> _Directions for this task_
Without copying any pictures, restate exactly the lines from the start of the records through the line containing "(0,0) rectangle (1150,-682);".

> _Entries shown_
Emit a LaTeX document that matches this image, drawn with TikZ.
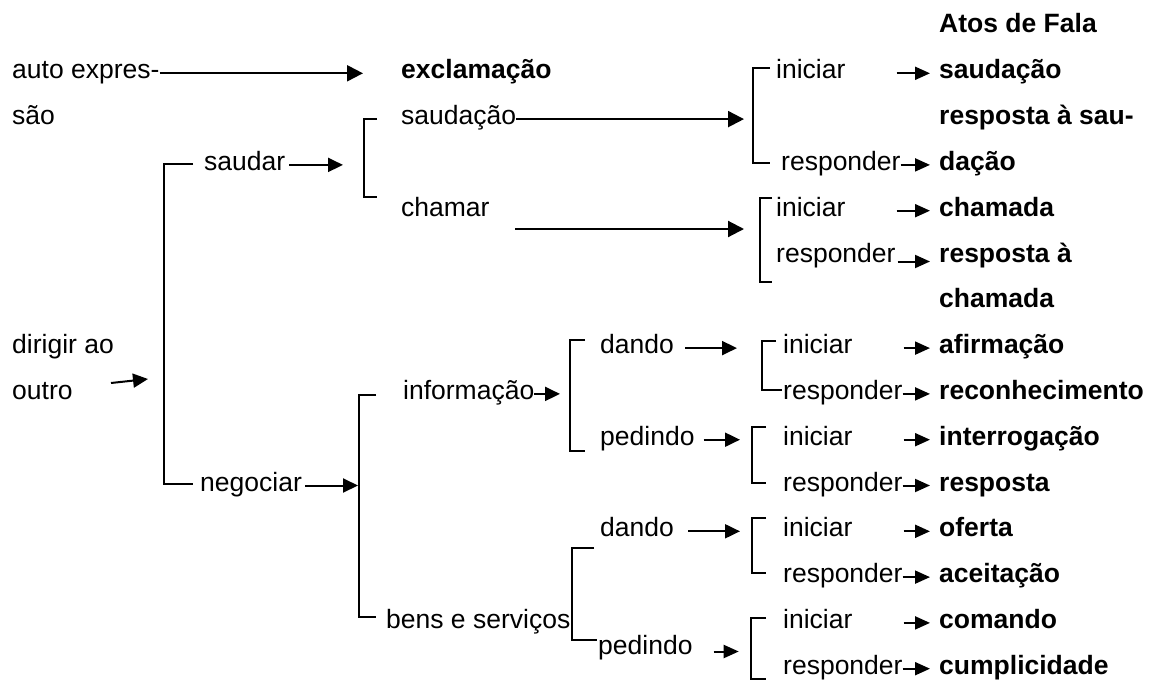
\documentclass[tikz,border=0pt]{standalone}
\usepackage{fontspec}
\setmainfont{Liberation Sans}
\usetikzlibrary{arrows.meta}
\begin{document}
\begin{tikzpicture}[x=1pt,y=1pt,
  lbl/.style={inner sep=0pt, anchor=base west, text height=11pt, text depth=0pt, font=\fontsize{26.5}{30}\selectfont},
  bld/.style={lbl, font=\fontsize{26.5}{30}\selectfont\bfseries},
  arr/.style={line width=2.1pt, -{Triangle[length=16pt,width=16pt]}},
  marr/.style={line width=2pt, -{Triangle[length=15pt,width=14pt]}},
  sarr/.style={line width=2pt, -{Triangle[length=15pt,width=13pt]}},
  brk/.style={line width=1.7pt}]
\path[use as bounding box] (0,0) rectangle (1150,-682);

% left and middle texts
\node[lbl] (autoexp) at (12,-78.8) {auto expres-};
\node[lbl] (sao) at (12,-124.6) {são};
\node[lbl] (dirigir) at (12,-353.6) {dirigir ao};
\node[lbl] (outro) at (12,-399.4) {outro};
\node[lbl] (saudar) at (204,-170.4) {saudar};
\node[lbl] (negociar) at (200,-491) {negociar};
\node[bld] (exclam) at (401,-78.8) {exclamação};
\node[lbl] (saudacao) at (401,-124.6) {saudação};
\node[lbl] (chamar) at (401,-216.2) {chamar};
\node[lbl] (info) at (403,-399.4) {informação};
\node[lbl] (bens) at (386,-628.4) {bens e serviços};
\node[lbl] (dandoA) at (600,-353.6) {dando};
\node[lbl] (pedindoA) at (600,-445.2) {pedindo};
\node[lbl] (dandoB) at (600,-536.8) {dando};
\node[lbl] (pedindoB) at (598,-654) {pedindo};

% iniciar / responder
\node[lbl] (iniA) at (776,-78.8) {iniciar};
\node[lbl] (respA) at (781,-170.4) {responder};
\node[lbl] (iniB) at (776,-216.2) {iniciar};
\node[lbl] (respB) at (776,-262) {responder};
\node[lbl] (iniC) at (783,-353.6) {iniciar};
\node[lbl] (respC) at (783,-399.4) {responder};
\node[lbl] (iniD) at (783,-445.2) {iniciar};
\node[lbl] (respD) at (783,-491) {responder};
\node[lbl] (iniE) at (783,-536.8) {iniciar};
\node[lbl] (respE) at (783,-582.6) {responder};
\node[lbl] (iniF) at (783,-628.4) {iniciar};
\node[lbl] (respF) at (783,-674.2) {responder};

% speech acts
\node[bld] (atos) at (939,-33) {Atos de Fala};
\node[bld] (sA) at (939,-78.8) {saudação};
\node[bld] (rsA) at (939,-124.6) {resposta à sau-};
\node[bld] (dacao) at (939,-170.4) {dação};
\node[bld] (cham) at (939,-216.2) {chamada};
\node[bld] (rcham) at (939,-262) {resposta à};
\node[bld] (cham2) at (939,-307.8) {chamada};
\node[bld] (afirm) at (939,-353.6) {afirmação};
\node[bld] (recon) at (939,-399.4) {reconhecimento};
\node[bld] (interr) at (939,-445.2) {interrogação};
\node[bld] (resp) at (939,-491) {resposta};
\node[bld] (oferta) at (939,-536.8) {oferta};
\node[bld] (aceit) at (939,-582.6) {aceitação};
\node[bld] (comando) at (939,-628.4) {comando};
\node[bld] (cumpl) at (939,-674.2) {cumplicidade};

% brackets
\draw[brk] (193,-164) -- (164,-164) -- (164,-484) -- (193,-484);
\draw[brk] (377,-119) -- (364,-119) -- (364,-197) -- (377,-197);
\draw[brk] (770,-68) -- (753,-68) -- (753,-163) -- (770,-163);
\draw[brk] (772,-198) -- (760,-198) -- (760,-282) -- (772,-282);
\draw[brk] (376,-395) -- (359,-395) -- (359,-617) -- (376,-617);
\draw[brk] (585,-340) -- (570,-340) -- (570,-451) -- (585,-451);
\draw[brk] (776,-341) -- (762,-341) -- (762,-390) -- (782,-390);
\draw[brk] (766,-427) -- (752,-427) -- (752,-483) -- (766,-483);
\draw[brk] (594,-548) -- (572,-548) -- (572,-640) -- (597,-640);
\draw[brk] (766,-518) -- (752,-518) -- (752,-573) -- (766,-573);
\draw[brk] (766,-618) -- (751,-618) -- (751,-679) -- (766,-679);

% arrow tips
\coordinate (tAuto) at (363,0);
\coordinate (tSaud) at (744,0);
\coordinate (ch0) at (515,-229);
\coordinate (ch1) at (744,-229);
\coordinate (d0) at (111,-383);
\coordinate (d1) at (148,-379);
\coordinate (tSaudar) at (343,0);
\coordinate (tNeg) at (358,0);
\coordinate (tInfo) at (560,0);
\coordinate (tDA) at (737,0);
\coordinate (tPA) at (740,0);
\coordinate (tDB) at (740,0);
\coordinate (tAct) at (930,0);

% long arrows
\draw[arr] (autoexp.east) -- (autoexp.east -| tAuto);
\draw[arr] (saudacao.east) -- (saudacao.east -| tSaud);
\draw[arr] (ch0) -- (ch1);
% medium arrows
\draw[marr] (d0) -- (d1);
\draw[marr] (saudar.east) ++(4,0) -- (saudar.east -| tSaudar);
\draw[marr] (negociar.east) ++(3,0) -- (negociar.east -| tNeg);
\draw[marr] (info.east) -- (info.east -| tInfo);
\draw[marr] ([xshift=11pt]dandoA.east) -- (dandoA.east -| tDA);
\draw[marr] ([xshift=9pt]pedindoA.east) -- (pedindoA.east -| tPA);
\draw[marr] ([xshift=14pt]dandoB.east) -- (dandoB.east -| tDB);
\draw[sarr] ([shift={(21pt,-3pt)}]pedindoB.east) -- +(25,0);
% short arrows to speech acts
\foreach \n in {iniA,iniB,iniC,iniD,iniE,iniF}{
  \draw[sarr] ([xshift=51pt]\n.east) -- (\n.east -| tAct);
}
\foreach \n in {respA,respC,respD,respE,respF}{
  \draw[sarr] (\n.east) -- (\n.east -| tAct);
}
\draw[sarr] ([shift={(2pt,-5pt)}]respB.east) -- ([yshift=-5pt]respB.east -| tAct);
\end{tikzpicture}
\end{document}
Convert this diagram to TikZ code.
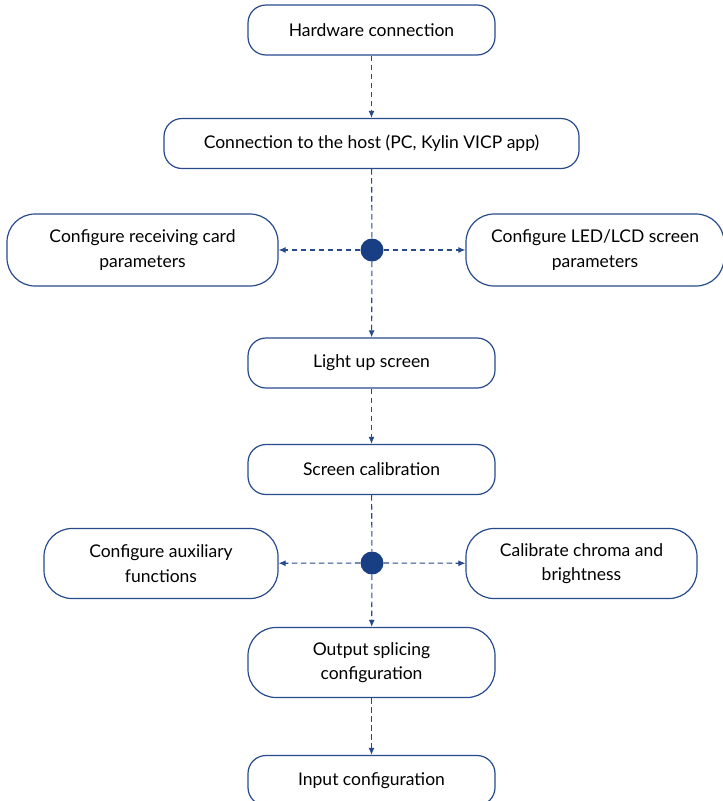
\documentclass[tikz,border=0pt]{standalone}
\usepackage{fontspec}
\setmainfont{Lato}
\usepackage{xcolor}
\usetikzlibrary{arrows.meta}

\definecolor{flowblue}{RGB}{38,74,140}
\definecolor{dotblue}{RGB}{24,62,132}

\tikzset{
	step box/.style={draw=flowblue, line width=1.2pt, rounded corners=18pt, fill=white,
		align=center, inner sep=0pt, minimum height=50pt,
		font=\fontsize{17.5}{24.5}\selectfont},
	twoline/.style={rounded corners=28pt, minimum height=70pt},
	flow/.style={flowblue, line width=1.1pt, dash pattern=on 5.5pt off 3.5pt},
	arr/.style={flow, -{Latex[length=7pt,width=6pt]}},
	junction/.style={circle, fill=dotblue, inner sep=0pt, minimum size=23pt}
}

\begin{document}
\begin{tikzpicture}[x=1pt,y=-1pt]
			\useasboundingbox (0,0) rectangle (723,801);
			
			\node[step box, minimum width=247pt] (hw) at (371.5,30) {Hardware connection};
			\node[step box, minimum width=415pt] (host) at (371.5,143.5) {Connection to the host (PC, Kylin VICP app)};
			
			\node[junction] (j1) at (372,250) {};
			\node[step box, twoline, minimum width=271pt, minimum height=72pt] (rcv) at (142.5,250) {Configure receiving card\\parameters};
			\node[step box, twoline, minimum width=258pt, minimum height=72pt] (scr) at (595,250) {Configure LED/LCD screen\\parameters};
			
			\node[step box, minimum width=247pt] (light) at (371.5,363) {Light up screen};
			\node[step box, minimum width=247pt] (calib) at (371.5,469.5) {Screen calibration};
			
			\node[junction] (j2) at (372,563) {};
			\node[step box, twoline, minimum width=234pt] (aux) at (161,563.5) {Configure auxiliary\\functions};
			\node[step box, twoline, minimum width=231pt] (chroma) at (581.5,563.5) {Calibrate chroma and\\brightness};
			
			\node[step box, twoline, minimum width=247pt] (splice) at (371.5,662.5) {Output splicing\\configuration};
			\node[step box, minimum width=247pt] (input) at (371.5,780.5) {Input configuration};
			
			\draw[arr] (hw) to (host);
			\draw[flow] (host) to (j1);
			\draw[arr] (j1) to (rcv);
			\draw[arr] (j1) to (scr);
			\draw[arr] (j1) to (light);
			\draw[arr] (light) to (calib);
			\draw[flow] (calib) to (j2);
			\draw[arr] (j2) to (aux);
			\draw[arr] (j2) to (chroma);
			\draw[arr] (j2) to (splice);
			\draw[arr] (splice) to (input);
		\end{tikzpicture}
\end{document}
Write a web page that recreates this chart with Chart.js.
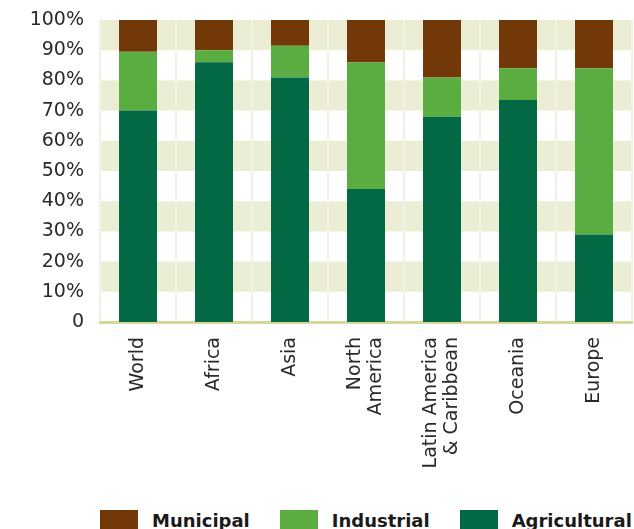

> _Written reply_
Emit a LaTeX document that matches this image, drawn with TikZ.
\documentclass[tikz,border=0pt]{standalone}
\usepackage{fontspec}
\setmainfont{Liberation Sans}
\usetikzlibrary{arrows.meta}
\begin{document}
\begin{tikzpicture}[x=1pt,y=1pt,
  lbl/.style={inner sep=0pt, anchor=base west, text height=11pt, text depth=0pt, font=\fontsize{26.5}{30}\selectfont},
  bld/.style={lbl, font=\fontsize{26.5}{30}\selectfont\bfseries},
  arr/.style={line width=2.1pt, -{Triangle[length=16pt,width=16pt]}},
  marr/.style={line width=2pt, -{Triangle[length=15pt,width=14pt]}},
  sarr/.style={line width=2pt, -{Triangle[length=15pt,width=13pt]}},
  brk/.style={line width=1.7pt}]
\path[use as bounding box] (0,0) rectangle (1150,-682);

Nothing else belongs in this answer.